The text "has no pretense to be a theological treaty about synodality," Cardinal Hollerich said. "The text does not give answers but merely puts questions. The bishops, as those called to perfect the discernment started in the worldwide synodal process, have to fulfill their episcopal mission and try to give some answers."

But the key difference from the past, said Jesuit Father Giacomo Costa, a consultant to the synod secretariat, is the synod's model as a "conversation in the Spirit."

The gathering will be preceded by an ecumenical prayer service in St.
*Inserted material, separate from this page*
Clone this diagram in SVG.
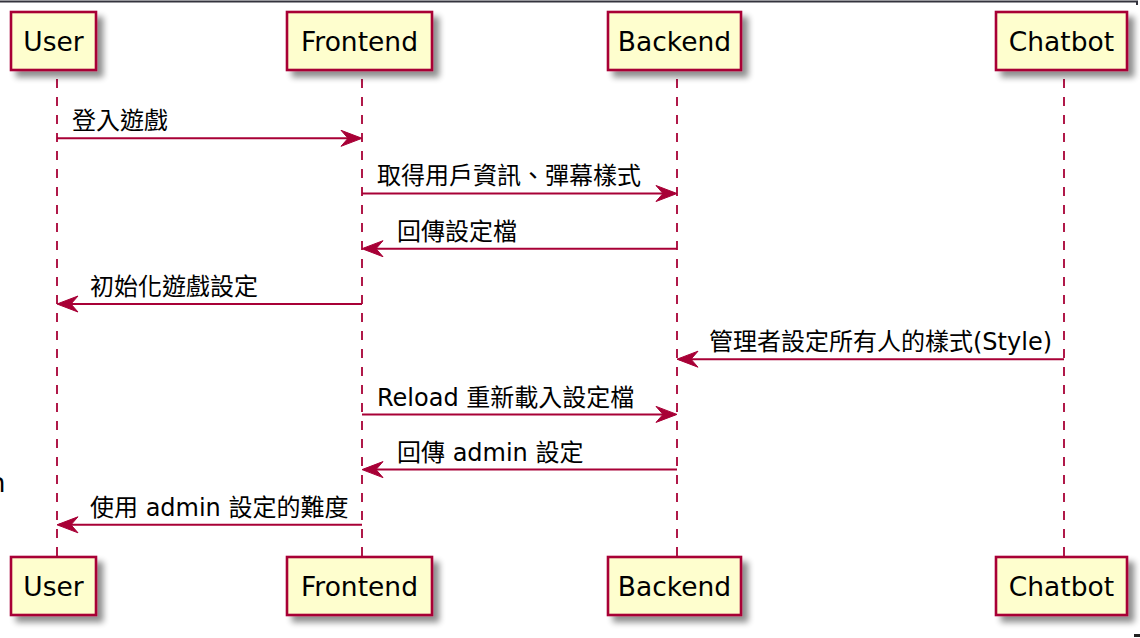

Peter's Square Sept. 30 and by three days of retreat outside Rome for all synod members.

That prayer should continue throughout the synod, which will be a "conversation in the Spirit" -- a process the working document describes as "a shared prayer with a view to communal discernment for which participants prepare themselves by personal reflection and meditation."

If the members do prepare as asked, their speeches will be "a meditated word nourished by prayer, not an opinion improvised on the spot," the document said.

After more silence and prayer, each person is invited to speak again "to express what from their listening has touched them most deeply and what they feel challenged by most strongly," the working document said. "The third step, again in an atmosphere of prayer and under the guidance of the Holy Spirit, is to identify the key points that have emerged and to build a consensus on the fruits of the joint work."

Sister Nadia Coppa, superior of the Adorers of the Blood of Christ and president of the women's International Union of Superiors General, told reporters the method ensures "the experience of synodality is first and foremost an experience of the Spirit; it is an open path, not mapped out in advance, which is woven through encounter, dialogue and sharing that comes to broaden and change everyone's vision."

Living and acting in synodality, she said, "is a dance together in which all, pastors and faithful, thanks to a living dialogue and sharing in trust, move in relationship with one another, in mutual and common listening to the music of the Spirit."

That "dance" -- and the fact the number of bishops and other members present will be higher than ever -- means the synod will be held in the Vatican audience hall rather than in the synod hall, Father Costa said. The Vatican is expecting 370 synod members -- about 79% of them bishops -- plus dozens of expert advisers. They will be seated in the audience hall at round tables of 10 or 12 people.

Cardinal Grech told reporters, "It's not that in October 2023 and 2024," when the second synod assembly will be held, "we have to find answers to all the questions everyone is asking," but the idea is "to help each other listen to what the Spirit is saying to the church today."